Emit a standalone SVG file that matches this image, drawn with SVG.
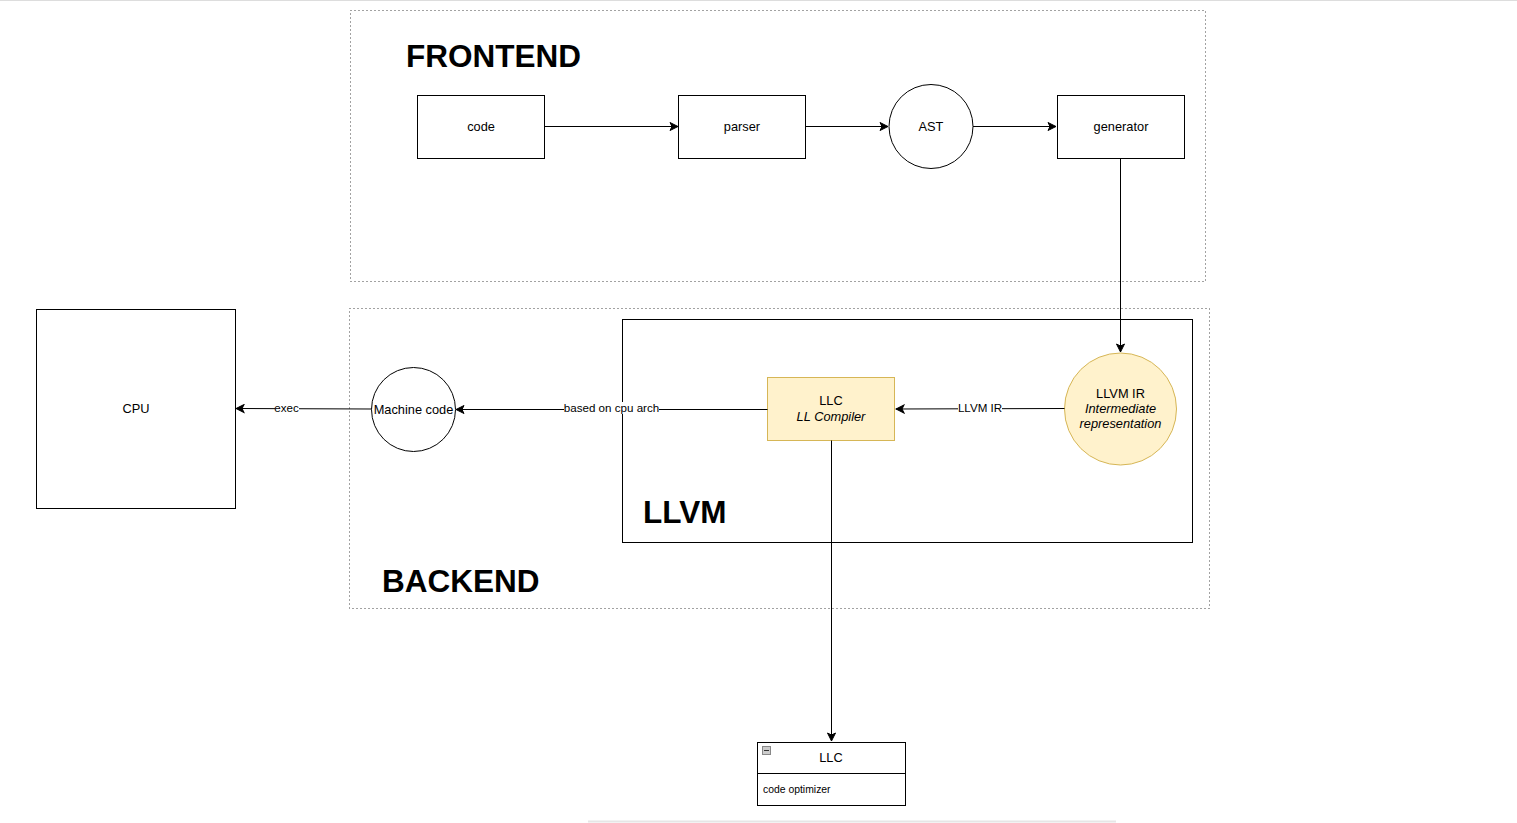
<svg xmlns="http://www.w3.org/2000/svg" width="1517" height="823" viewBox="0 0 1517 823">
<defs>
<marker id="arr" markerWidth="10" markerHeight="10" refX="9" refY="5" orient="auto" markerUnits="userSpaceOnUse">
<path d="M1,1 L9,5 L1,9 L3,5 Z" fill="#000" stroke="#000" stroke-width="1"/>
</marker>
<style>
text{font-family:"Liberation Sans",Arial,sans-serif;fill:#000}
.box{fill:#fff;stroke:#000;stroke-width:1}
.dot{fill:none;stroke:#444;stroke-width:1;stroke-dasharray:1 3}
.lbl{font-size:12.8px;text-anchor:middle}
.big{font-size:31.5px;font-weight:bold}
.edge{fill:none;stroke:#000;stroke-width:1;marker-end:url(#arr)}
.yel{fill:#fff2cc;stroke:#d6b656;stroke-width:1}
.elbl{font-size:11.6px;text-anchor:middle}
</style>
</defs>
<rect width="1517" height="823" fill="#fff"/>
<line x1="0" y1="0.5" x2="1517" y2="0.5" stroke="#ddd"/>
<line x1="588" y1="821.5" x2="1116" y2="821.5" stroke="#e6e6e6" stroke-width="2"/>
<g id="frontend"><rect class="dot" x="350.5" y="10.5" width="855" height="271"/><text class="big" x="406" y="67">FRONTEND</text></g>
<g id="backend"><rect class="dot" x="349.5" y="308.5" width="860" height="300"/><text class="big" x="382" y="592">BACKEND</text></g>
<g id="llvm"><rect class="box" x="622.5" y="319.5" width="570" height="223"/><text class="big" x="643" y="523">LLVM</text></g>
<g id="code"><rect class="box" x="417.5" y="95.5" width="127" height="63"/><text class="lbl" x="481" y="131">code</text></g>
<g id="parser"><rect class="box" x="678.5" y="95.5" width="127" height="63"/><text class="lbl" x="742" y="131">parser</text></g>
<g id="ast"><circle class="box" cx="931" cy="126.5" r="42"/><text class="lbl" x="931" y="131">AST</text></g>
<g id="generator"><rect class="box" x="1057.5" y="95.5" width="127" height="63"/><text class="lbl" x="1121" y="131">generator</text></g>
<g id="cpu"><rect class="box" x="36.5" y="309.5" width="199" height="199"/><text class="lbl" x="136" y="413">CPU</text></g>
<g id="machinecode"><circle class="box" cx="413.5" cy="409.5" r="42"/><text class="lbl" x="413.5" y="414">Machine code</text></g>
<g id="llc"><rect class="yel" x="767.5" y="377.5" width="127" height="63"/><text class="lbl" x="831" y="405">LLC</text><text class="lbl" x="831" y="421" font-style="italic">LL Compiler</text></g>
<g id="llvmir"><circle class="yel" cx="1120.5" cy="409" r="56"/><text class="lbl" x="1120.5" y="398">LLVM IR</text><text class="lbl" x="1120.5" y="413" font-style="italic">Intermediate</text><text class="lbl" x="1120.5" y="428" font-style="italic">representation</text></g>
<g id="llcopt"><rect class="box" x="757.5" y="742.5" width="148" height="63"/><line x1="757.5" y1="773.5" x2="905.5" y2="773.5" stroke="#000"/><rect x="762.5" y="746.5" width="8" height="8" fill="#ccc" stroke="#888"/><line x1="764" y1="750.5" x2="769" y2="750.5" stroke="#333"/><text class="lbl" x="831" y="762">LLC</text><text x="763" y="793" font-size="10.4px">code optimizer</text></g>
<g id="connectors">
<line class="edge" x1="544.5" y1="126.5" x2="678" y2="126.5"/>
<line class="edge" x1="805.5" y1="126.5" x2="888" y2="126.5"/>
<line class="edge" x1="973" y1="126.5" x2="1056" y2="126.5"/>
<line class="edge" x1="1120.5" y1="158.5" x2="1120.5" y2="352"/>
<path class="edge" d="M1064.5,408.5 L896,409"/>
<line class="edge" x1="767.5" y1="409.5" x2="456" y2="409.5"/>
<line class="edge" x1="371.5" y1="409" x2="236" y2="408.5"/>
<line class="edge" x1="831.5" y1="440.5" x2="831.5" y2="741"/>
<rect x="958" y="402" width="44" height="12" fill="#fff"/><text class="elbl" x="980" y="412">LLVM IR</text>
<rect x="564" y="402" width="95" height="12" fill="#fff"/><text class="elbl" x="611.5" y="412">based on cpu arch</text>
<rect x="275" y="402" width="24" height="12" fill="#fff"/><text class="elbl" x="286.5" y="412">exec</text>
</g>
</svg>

++++++++

Aim ▸ Quote the preceding listing precisely and completely, omitting its images.

Response ▸
Emit a standalone SVG file that matches this image, drawn with SVG.
<svg xmlns="http://www.w3.org/2000/svg" width="1517" height="823" viewBox="0 0 1517 823">
<defs>
<marker id="arr" markerWidth="10" markerHeight="10" refX="9" refY="5" orient="auto" markerUnits="userSpaceOnUse">
<path d="M1,1 L9,5 L1,9 L3,5 Z" fill="#000" stroke="#000" stroke-width="1"/>
</marker>
<style>
text{font-family:"Liberation Sans",Arial,sans-serif;fill:#000}
.box{fill:#fff;stroke:#000;stroke-width:1}
.dot{fill:none;stroke:#444;stroke-width:1;stroke-dasharray:1 3}
.lbl{font-size:12.8px;text-anchor:middle}
.big{font-size:31.5px;font-weight:bold}
.edge{fill:none;stroke:#000;stroke-width:1;marker-end:url(#arr)}
.yel{fill:#fff2cc;stroke:#d6b656;stroke-width:1}
.elbl{font-size:11.6px;text-anchor:middle}
</style>
</defs>
<rect width="1517" height="823" fill="#fff"/>
<line x1="0" y1="0.5" x2="1517" y2="0.5" stroke="#ddd"/>
<line x1="588" y1="821.5" x2="1116" y2="821.5" stroke="#e6e6e6" stroke-width="2"/>
<g id="frontend"><rect class="dot" x="350.5" y="10.5" width="855" height="271"/><text class="big" x="406" y="67">FRONTEND</text></g>
<g id="backend"><rect class="dot" x="349.5" y="308.5" width="860" height="300"/><text class="big" x="382" y="592">BACKEND</text></g>
<g id="llvm"><rect class="box" x="622.5" y="319.5" width="570" height="223"/><text class="big" x="643" y="523">LLVM</text></g>
<g id="code"><rect class="box" x="417.5" y="95.5" width="127" height="63"/><text class="lbl" x="481" y="131">code</text></g>
<g id="parser"><rect class="box" x="678.5" y="95.5" width="127" height="63"/><text class="lbl" x="742" y="131">parser</text></g>
<g id="ast"><circle class="box" cx="931" cy="126.5" r="42"/><text class="lbl" x="931" y="131">AST</text></g>
<g id="generator"><rect class="box" x="1057.5" y="95.5" width="127" height="63"/><text class="lbl" x="1121" y="131">generator</text></g>
<g id="cpu"><rect class="box" x="36.5" y="309.5" width="199" height="199"/><text class="lbl" x="136" y="413">CPU</text></g>
<g id="machinecode"><circle class="box" cx="413.5" cy="409.5" r="42"/><text class="lbl" x="413.5" y="414">Machine code</text></g>
<g id="llc"><rect class="yel" x="767.5" y="377.5" width="127" height="63"/><text class="lbl" x="831" y="405">LLC</text><text class="lbl" x="831" y="421" font-style="italic">LL Compiler</text></g>
<g id="llvmir"><circle class="yel" cx="1120.5" cy="409" r="56"/><text class="lbl" x="1120.5" y="398">LLVM IR</text><text class="lbl" x="1120.5" y="413" font-style="italic">Intermediate</text><text class="lbl" x="1120.5" y="428" font-style="italic">representation</text></g>
<g id="llcopt"><rect class="box" x="757.5" y="742.5" width="148" height="63"/><line x1="757.5" y1="773.5" x2="905.5" y2="773.5" stroke="#000"/><rect x="762.5" y="746.5" width="8" height="8" fill="#ccc" stroke="#888"/><line x1="764" y1="750.5" x2="769" y2="750.5" stroke="#333"/><text class="lbl" x="831" y="762">LLC</text><text x="763" y="793" font-size="10.4px">code optimizer</text></g>
<g id="connectors">
<line class="edge" x1="544.5" y1="126.5" x2="678" y2="126.5"/>
<line class="edge" x1="805.5" y1="126.5" x2="888" y2="126.5"/>
<line class="edge" x1="973" y1="126.5" x2="1056" y2="126.5"/>
<line class="edge" x1="1120.5" y1="158.5" x2="1120.5" y2="352"/>
<path class="edge" d="M1064.5,408.5 L896,409"/>
<line class="edge" x1="767.5" y1="409.5" x2="456" y2="409.5"/>
<line class="edge" x1="371.5" y1="409" x2="236" y2="408.5"/>
<line class="edge" x1="831.5" y1="440.5" x2="831.5" y2="741"/>
<rect x="958" y="402" width="44" height="12" fill="#fff"/><text class="elbl" x="980" y="412">LLVM IR</text>
<rect x="564" y="402" width="95" height="12" fill="#fff"/><text class="elbl" x="611.5" y="412">based on cpu arch</text>
<rect x="275" y="402" width="24" height="12" fill="#fff"/><text class="elbl" x="286.5" y="412">exec</text>
</g>
</svg>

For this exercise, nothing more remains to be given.